そこで研究チームは、この点を慎重に踏まえ、男女それぞれに合わせた追加の分析を行っています。

ここまでを見ると、姿勢そのものが「印象づくりのピース」として働いていることが読み取れます。

ただし、「姿勢を整えれば誰でも同じ印象になる」という単純な話ではなく、あくまで「印象の方向性に関わる要素のひとつ」という扱いです。


👥 姿勢の性差による違い

姿勢には、その人の習慣だけではなく、生まれ持った体格の違いも影響します。

同じように立っていても、首の長さや肩幅、体の厚みなどが少し違うだけで、姿勢の見え方は自然と変わります。

今回の研究でも、こうした体格の違いが姿勢の角度にそのまま表れていました。

そこで研究チームは、男女それぞれの体格の特徴をいったん基準として整え、そのうえで姿勢そのものの「クセ」を比べられるように工夫しています。

簡単に言えば、体格による差を取り除いたうえで、姿勢そのものが印象にどう響くかを公平に見るための調整です。

興味深いことに、この調整をしても、姿勢と印象のつながりはしっかり残っていました。

体格が違っても、姿勢のちょっとした違いには共通して印象を左右する要素があったという結果です。

自然な立ち方の中に、性別を超えて影響する「印象」が潜んでいた点に、この研究の大きな意味があります。


🌱 中医学の視点──なぜ姿勢が印象と結びつくのか

中医学では「身体の状態は、気の巡りや心の働きに影響する」という考え方が古くから語られています。

例えば、首が伸びて胸まわりが広がる姿勢は、呼吸が整いやすく、気の巡りもスムーズになるとされます。
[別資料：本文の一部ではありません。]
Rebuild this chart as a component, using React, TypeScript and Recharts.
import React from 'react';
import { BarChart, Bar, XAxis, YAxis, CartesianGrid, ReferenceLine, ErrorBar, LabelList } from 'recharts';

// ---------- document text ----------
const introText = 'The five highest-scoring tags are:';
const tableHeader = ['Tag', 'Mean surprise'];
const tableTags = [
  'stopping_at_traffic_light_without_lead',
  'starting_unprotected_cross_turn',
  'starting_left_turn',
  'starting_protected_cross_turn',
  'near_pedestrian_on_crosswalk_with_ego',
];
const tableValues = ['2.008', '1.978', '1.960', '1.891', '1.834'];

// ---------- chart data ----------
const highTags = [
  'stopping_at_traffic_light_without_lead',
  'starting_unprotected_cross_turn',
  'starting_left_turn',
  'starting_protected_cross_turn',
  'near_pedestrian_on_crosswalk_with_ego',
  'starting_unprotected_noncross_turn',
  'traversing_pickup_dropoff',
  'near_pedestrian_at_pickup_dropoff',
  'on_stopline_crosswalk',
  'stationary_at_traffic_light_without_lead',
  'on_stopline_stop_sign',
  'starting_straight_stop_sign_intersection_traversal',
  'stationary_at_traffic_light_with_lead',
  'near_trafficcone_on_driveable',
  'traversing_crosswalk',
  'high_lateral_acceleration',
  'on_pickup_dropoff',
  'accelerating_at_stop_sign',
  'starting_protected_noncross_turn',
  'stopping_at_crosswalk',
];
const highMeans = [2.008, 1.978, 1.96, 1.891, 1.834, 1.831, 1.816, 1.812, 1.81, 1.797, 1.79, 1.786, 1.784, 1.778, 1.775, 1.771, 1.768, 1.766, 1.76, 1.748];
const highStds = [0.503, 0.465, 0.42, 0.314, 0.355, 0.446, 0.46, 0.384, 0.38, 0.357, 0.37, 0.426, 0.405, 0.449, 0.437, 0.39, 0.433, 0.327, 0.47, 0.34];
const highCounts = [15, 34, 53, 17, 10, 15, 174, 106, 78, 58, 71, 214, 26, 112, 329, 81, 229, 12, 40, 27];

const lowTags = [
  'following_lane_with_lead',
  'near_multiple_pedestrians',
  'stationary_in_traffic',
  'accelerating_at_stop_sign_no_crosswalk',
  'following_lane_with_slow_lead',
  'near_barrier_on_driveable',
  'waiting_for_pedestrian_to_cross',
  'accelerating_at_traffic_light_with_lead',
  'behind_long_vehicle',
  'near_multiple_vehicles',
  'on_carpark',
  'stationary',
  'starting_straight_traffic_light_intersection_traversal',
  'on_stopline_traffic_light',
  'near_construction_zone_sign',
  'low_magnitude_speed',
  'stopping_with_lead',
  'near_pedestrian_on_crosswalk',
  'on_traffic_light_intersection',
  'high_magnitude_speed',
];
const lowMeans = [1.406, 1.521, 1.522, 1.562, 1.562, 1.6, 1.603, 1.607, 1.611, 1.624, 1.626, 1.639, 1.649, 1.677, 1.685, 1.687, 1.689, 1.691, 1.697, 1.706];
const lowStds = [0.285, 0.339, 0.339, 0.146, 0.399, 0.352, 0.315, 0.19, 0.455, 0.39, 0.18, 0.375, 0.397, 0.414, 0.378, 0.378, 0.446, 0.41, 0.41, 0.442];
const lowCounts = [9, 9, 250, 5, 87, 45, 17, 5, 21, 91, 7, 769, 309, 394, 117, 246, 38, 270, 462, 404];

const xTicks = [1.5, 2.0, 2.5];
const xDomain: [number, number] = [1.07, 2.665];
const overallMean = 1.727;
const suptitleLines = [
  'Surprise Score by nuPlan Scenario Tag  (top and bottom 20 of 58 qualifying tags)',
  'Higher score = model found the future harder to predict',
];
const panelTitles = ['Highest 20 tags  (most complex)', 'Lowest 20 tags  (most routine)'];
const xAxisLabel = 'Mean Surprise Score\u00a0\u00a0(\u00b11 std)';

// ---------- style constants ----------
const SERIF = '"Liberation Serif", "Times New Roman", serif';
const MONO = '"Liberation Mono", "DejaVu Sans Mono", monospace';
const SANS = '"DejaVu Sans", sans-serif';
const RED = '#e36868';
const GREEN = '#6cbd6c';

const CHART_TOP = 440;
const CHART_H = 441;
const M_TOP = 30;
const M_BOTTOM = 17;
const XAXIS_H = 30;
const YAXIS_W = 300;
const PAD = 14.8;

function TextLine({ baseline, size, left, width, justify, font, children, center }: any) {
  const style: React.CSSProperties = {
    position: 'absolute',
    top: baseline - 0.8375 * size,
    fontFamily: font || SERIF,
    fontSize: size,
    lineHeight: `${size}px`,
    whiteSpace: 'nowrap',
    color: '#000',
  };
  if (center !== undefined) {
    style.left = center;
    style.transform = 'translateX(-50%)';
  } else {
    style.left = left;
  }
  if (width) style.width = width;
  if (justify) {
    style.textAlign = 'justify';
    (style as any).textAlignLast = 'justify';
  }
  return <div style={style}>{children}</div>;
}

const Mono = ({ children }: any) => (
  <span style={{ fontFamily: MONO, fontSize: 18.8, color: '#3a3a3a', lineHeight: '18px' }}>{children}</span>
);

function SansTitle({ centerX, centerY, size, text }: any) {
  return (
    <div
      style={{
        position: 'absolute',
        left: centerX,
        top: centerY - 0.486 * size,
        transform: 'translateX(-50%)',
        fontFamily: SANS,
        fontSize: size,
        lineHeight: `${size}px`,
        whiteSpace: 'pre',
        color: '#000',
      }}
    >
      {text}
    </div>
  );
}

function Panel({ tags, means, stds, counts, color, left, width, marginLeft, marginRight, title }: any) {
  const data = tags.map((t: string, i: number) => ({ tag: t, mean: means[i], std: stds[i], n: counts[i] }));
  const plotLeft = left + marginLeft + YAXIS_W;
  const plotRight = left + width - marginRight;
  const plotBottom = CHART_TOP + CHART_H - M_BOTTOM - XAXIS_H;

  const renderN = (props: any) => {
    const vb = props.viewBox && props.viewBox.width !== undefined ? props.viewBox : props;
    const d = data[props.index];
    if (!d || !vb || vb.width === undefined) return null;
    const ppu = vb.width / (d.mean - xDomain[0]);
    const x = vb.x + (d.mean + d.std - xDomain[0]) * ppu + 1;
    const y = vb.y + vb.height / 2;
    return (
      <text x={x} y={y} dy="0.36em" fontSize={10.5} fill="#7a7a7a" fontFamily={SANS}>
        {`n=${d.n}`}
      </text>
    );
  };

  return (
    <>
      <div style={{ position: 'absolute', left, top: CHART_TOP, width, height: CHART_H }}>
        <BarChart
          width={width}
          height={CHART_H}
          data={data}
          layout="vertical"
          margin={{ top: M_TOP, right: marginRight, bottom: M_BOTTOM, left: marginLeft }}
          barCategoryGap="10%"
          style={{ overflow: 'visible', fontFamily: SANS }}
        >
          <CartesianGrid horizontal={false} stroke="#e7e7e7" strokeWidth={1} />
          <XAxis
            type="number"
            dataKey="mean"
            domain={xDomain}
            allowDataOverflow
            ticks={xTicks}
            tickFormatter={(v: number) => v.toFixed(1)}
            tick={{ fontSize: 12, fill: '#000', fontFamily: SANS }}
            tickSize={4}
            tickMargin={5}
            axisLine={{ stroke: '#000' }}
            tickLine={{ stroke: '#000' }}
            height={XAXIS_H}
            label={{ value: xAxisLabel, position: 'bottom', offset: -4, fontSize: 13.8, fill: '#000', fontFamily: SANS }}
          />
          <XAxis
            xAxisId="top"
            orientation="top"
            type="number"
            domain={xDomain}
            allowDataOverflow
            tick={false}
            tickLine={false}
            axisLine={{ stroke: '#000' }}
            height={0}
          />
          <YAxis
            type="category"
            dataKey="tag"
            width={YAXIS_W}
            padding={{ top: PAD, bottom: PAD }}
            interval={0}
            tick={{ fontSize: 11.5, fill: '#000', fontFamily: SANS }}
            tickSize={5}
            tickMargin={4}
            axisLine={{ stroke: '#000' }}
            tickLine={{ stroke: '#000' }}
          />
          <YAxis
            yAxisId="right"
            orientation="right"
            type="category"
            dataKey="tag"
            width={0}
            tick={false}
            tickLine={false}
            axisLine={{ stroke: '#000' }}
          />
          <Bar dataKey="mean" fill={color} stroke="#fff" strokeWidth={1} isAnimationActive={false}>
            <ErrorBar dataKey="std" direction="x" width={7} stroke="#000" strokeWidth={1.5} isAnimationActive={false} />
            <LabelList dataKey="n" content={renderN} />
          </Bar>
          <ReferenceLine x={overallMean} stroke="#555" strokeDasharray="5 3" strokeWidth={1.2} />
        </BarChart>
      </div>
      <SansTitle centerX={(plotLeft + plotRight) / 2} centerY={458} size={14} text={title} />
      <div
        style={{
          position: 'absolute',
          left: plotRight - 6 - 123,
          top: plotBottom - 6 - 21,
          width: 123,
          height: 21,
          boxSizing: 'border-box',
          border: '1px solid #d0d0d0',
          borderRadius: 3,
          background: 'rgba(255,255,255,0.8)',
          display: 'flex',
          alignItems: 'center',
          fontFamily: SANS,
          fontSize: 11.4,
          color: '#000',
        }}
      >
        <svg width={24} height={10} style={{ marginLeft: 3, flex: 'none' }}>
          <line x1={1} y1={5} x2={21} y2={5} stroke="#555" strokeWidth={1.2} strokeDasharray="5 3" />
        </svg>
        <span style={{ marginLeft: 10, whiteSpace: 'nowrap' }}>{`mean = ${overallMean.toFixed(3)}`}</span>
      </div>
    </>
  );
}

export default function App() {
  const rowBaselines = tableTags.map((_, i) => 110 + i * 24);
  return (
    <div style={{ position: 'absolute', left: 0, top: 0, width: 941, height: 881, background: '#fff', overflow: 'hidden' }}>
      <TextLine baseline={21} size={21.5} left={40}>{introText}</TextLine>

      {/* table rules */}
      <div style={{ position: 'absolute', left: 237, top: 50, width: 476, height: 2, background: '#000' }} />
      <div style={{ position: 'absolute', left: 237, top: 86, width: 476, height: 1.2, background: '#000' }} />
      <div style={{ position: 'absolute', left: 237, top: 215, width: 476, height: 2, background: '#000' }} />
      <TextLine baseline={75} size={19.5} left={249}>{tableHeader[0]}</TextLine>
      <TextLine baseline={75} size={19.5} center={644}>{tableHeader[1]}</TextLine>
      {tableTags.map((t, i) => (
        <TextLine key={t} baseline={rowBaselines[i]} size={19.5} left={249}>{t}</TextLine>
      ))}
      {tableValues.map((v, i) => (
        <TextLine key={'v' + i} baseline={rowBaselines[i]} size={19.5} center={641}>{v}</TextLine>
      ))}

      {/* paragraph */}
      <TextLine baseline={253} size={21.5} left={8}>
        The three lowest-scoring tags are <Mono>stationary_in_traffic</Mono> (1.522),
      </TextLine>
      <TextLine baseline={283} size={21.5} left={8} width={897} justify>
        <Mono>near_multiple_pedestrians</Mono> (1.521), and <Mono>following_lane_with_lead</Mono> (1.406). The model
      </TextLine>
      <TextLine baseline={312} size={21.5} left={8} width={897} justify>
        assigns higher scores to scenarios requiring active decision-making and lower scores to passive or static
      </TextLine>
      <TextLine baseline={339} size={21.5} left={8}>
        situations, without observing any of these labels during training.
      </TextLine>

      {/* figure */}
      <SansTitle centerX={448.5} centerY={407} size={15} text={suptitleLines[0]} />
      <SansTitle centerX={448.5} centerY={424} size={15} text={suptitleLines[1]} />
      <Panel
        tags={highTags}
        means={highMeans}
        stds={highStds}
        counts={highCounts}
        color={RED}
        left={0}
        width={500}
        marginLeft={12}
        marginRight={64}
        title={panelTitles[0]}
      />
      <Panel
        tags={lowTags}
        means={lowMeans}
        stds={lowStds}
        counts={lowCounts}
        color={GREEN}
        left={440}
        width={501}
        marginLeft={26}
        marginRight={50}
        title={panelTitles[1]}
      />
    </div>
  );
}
こうした姿勢は落ち着きや安定した心の状態とも結びつけられ、中医学では「外側の姿勢が内側に作用する」という見方が大切にされています。

一方で、今回の研究は、姿勢そのものと、他者がどのように感じ取るかという「印象」の関係を扱ったものであり、身体の「内側」については触れられていません。

ただ、姿勢が整うと呼吸が深くなり、体の軸が安定するといった中医学の視点は、「姿勢が人の見え方に影響しうる」という点で、研究とゆるやかに重なる部分があります。


📝 姿勢がつなぐコミュニケーションの扉

普段の姿勢は、その人の印象に少しずつ関わっています。

今回の研究は、頭や首、肩の向きの違いが、相手の受け取り方にどのようにつながるのかを丁寧に調べました。

姿勢は体のバランスを保つ事を目的とした自動的かつ無意識的な重力に対する体の反応ですが、そこには「その人らしさ」が表れます。

もちろん、この研究は「姿勢」と「印象」の関係を示したもので、どちらが原因かを結論づけてはいません。それでも、自然な姿勢が相手の感じ方に関わる可能性を示した点は、日常のコミュニケーションを見直すうえで役立つ視点になります。

日々の中で「姿勢」のことを少し意識するだけで、コミュニケーションが少し変わるかもしれません。

今回の研究は、そんな視点を持つためのひとつのきっかけになるものでした。